Uma notícia sobre um hinário esteve entre as mais comentadas (e criticadas) por sites e blogs evangélicos nos últimos dias. O Comitê de Música da Igreja Presbiteriana dos Estados Unidos (PCUSA) está trabalhando em uma atualização de seu hinário.
A primeira edição foi publicada em 1874, com o nome Presbyterian Hymnal. Ele sofreu várias alterações desde então, sendo a mais recente em 1990.
Mas a adaptação de alguns desses hinos incluem não apenas uma nova linguagem; também refletem uma nova teologia. A primeira disputa é pelo hino “Jesus Walked This Lonesome Valley” [Jesus andou neste vale solitário].
A canção faz parte de outras compilações de canções religiosas de diferentes denominações. O principal argumento contrário é que ela contém declarações “teologicamente questionáveis”. A letra diz que devemos caminhar sozinhos pelo vale, o que contraria a afirmação dos Evangelhos que Jesus estaria sempre com seus seguidores. Foram cerca de três anos e meio de debates entre os membros da comissão, que optou por deixar essa e outras músicas de fora da versão final do hinário que será publicado ainda em 2013.
Os debates teológicos foram mais incisivos quando foi sugerida a inclusão da música “In Christ Alone” [Somente em Cristo]. Composta por Keith Getty e Stuart Townend em 2001, a segunda estrofe diz “Naquela cruz onde Jesus morreu/ A ira de Deus foi satisfeita”. No processo de revisão teológica, a opção foi adotar os termos “Naquela cruz onde Jesus morreu/ O amor de Deus foi magnificado”. Como eles não tinham autorização dos autores para mudar a letra, acabaram deixando-a de fora.
Como um hinário não é a expressão da perspectiva de um grupo, mas uma coleção para ser usado por muitas igrejas da mesma denominação. Eis que se apresenta uma “guerra de argumentos” pela consciência de que a seleção de músicas do culto participa de forma direta na formação da fé dos congregados.
A comissão dos presbiterianos encontrou barreira no uso de termos como “soldados de Cristo” e “Rei dos céus” em vários hinos antigos. Optaram por investir na chamada “neutralidade de gênero”, que vai contra muitas tradições cristãs. Uma das músicas que gerou mais conflito foi “Be Thou My Vision” [Seja minha visão], que diz “Seja meu Grande Pai e eu, Teu verdadeiro filho”.

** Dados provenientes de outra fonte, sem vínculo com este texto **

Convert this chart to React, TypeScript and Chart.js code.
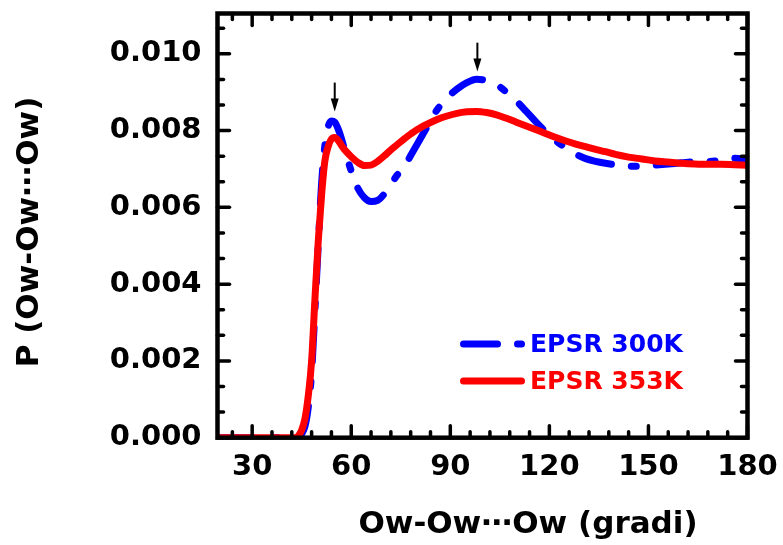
import React, { useEffect, useRef } from "react";
import { Chart, registerables } from "chart.js";

Chart.register(...registerables);

// ---- data ----
const angles = [20, 30, 40, 43, 44, 45, 46, 47, 48, 49, 50, 51, 52, 53, 54, 55, 56, 57, 58, 60, 62, 64, 66, 68, 70, 72, 74, 76, 78, 80, 83, 86, 89, 92, 95, 98, 101, 104, 107, 110, 113, 116, 119, 122, 125, 128, 131, 134, 137, 140, 144, 148, 152, 156, 160, 164, 168, 172, 176, 180];

const p300K = [0, 0, 0, 0, 0, 0.0001, 0.0003, 0.0008, 0.0017, 0.0033, 0.005, 0.0066, 0.0076, 0.0081, 0.00825, 0.00822, 0.00805, 0.0078, 0.0075, 0.00695, 0.0065, 0.00625, 0.00615, 0.00618, 0.00635, 0.0066, 0.00685, 0.00705, 0.00735, 0.00765, 0.0081, 0.00854, 0.00885, 0.00908, 0.00925, 0.00934, 0.0093, 0.0092, 0.009, 0.00877, 0.0085, 0.00822, 0.00796, 0.00773, 0.00755, 0.00739, 0.00727, 0.0072, 0.00715, 0.00711, 0.00707, 0.00707, 0.0071, 0.00713, 0.00716, 0.00719, 0.00719, 0.00723, 0.00728, 0.00724];

const p353K = [0, 0, 0, 0, 0.00005, 0.0002, 0.0005, 0.0011, 0.002, 0.0036, 0.0051, 0.0063, 0.0072, 0.00758, 0.00778, 0.00782, 0.00775, 0.00762, 0.0075, 0.00732, 0.00717, 0.00709, 0.0071, 0.0072, 0.00734, 0.0075, 0.00764, 0.00778, 0.00791, 0.00803, 0.00817, 0.00829, 0.00838, 0.00845, 0.00849, 0.0085, 0.00847, 0.00841, 0.00832, 0.00822, 0.00812, 0.00802, 0.00792, 0.00782, 0.00773, 0.00765, 0.00758, 0.00751, 0.00745, 0.00738, 0.00731, 0.00726, 0.00721, 0.00718, 0.00715, 0.00713, 0.00712, 0.00712, 0.00711, 0.0071];

const seriesLabels = ["EPSR 300K", "EPSR 353K"];
const xTickValues = [30, 60, 90, 120, 150, 180];
const yTickValues = [0, 0.002, 0.004, 0.006, 0.008, 0.01];
const xMinorStep = 6;
const yMinorStep = 0.002 / 3;
const xRange = [19.5, 180];
const yRange = [0, 0.01105];
const xTitle = "Ow-Ow⋯Ow (gradi)";
const yTitle = "P (Ow-Ow⋯Ow)";
const arrowAngles = [55, 98.2];
const arrowTips = [0.0085, 0.00954];
const arrowTails = [0.00925, 0.01029];

const FONT = '"DejaVu Sans", Verdana, sans-serif';
const BLUE = "#0000ff";
const RED = "#ff0000";
const BLUE_DASH = [34, 20, 5, 20];

const decorPlugin = {
  id: "decor",
  afterDatasetsDraw(chart: any) {
    const { ctx, chartArea: a, scales } = chart;
    const x = scales.x;
    const y = scales.y;
    ctx.save();
    const seg = (x1: number, y1: number, x2: number, y2: number) => {
      ctx.beginPath();
      ctx.moveTo(x1, y1);
      ctx.lineTo(x2, y2);
      ctx.stroke();
    };
    // frame
    ctx.strokeStyle = "#000";
    ctx.lineWidth = 4.5;
    ctx.lineCap = "butt";
    ctx.strokeRect(a.left, a.top, a.right - a.left, a.bottom - a.top);

    // ticks (inward, mirrored)
    ctx.lineWidth = 3.5;
    ctx.lineCap = "round";
    const majL = 12;
    const minL = 6;
    const k0 = Math.ceil(xRange[0] / xMinorStep);
    const k1 = Math.floor(xRange[1] / xMinorStep + 1e-9);
    for (let k = k0; k <= k1; k++) {
      const v = k * xMinorStep;
      const px = x.getPixelForValue(v);
      const major = xTickValues.some((t) => Math.abs(t - v) < 1e-6);
      const L = major ? majL : minL;
      seg(px, a.bottom, px, a.bottom - L);
      seg(px, a.top, px, a.top + L);
    }
    const n = Math.floor(yRange[1] / yMinorStep + 1e-9);
    for (let k = 0; k <= n; k++) {
      const v = k * yMinorStep;
      const py = y.getPixelForValue(v);
      const L = k % 3 === 0 ? majL : minL;
      seg(a.left, py, a.left + L, py);
      seg(a.right, py, a.right - L, py);
    }

    // arrows
    ctx.lineWidth = 2;
    ctx.lineCap = "butt";
    ctx.fillStyle = "#000";
    arrowAngles.forEach((ang, i) => {
      const px = x.getPixelForValue(ang);
      const tip = y.getPixelForValue(arrowTips[i]);
      const tail = y.getPixelForValue(arrowTails[i]);
      seg(px, tail, px, tip - 8);
      ctx.beginPath();
      ctx.moveTo(px, tip);
      ctx.lineTo(px - 4, tip - 13);
      ctx.lineTo(px + 4, tip - 13);
      ctx.closePath();
      ctx.fill();
    });

    // legend
    const ds = chart.data.datasets;
    const lx0 = 460;
    const lx1 = 522;
    const rows = [344, 381];
    ds.forEach((d: any, i: number) => {
      const yy = rows[i];
      ctx.strokeStyle = d.borderColor;
      ctx.lineWidth = d.borderWidth;
      ctx.lineCap = "round";
      ctx.setLineDash(d.borderDash || []);
      seg(lx0 + 3.5, yy, lx1 - 0.5, yy);
      ctx.setLineDash([]);
      ctx.fillStyle = d.borderColor;
      ctx.font = `bold 25px ${FONT}`;
      ctx.textAlign = "left";
      ctx.textBaseline = "middle";
      ctx.fillText(d.label, 530, yy + 1);
    });

    // axis titles
    ctx.fillStyle = "#000";
    ctx.font = `bold 31px ${FONT}`;
    ctx.textAlign = "center";
    ctx.textBaseline = "middle";
    ctx.fillText(xTitle, 528, 525);
    ctx.translate(30, 232);
    ctx.rotate(-Math.PI / 2);
    ctx.fillText(yTitle, 0, 0);
    ctx.restore();
  },
};

const zeroPad = (s: any) => {
  s.paddingTop = 0;
  s.paddingBottom = 0;
  s.paddingLeft = 0;
  s.paddingRight = 0;
};

export default function App() {
  const ref = useRef<HTMLCanvasElement | null>(null);
  useEffect(() => {
    if (!ref.current) return;
    const chart = new Chart(ref.current, {
      type: "line",
      data: {
        datasets: [
          {
            label: seriesLabels[0],
            data: angles.map((a, i) => ({ x: a, y: p300K[i] })),
            borderColor: BLUE,
            borderWidth: 7,
            borderDash: BLUE_DASH,
            borderCapStyle: "round",
            pointRadius: 0,
            fill: false,
            cubicInterpolationMode: "monotone",
            order: 1,
          },
          {
            label: seriesLabels[1],
            data: angles.map((a, i) => ({ x: a, y: p353K[i] })),
            borderColor: RED,
            borderWidth: 7,
            borderCapStyle: "round",
            pointRadius: 0,
            fill: false,
            cubicInterpolationMode: "monotone",
            order: 0,
          },
        ],
      },
      options: {
        responsive: false,
        animation: false,
        events: [],
        layout: { padding: { top: 13.5, right: 35.5, left: 0, bottom: 0 } },
        plugins: { legend: { display: false }, tooltip: { enabled: false }, title: { display: false } },
        scales: {
          x: {
            type: "linear",
            min: xRange[0],
            max: xRange[1],
            grid: { display: false, drawTicks: false },
            border: { display: false },
            afterBuildTicks: (s: any) => {
              s.ticks = xTickValues.map((v) => ({ value: v }));
            },
            afterFit: (s: any) => {
              s.height = 107.3;
              zeroPad(s);
            },
            ticks: {
              color: "#000",
              font: { family: FONT, size: 29, weight: "bold" },
              padding: 12,
              maxRotation: 0,
              autoSkip: false,
              callback: (v: any) => String(v),
            },
          },
          y: {
            type: "linear",
            min: yRange[0],
            max: yRange[1],
            grid: { display: false, drawTicks: false },
            border: { display: false },
            afterBuildTicks: (s: any) => {
              s.ticks = yTickValues.map((v) => ({ value: v }));
            },
            afterFit: (s: any) => {
              s.width = 217.5;
              zeroPad(s);
            },
            ticks: {
              color: "#000",
              font: { family: FONT, size: 29, weight: "bold" },
              padding: 16,
              autoSkip: false,
              callback: (v: any) => Number(v).toFixed(3),
            },
          },
        },
      },
      plugins: [decorPlugin],
    } as any);
    return () => chart.destroy();
  }, []);
  return (
    <div style={{ position: "absolute", left: 0, top: 0, width: 783, height: 545, background: "#fff" }}>
      <canvas ref={ref} width={783} height={545} style={{ width: 783, height: 545, display: "block" }} />
    </div>
  );
}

Isso se traduz em uma dificuldade, pois segundo a comissão da PCUSA, a “linguagem expansiva mostra que o Deus que nos conhece tão graciosa e intimamente, na história da salvação é, ao mesmo tempo, totalmente outro e está além do gênero. Portanto, os textos refletem uma preferência em evitar o uso de pronomes masculinos para Deus… O objetivo é oferecer uma coleção em que os hinos tradicionais e músicas que porventura possam se referir a Deus como “Pai”, “Rei” e “Senhor”, são contrabalançadas por outras mais neutras ou expansivas em sua referência a Deus”. Sem desprezar a questão homem/mulher ao se referir aos fieis.
Longe de ser um dilema apenas da Igreja Presbiteriana, o professor Timothy George, diretor do curso de Teologia da Universidade de Samford, assevera que tal liberalidade teológica pode abrir um perigoso precedente. George acredita que tratar a ira de Deus como um tabu, seja em sermões ou hinos, é a perpetuação de uma antiga heresia do primeiro século. Mostraria um Deus que é apenas amor, que extingue as chamas do inferno pois não há condenação.
Contudo, a justiça de Deus só pôde ser satisfeita pelo sacrifício expiatório de Cristo, que revela ao mesmo tempo a ira e o amor divino.
Já o doutor Denny Burk, professor de estudos bíblicos da Universidade Boyce acrescenta que o liberalismo teológico invadiu as músicas cristãs, tendo consequências teológicas profundas.
Esse tipo de mudança não é novo. O hinário da Igreja Anglicana Episcopal, modificado em 1982, eliminou o uso de termos masculinos para se referir a Deus como Pai, Filho e Espírito Santo. Eles o substituíram por termos mais “inclusivos”, como Criador e Redentor. Termos considerados “militaristas” como soldados, batalha e exército, foram eliminados também. Não por acaso, a Igreja Anglicana vive nas últimas décadas uma grande crise, que atingiu seu ápice com o reconhecimento da ordenação de pastores homossexuais e transgêneros.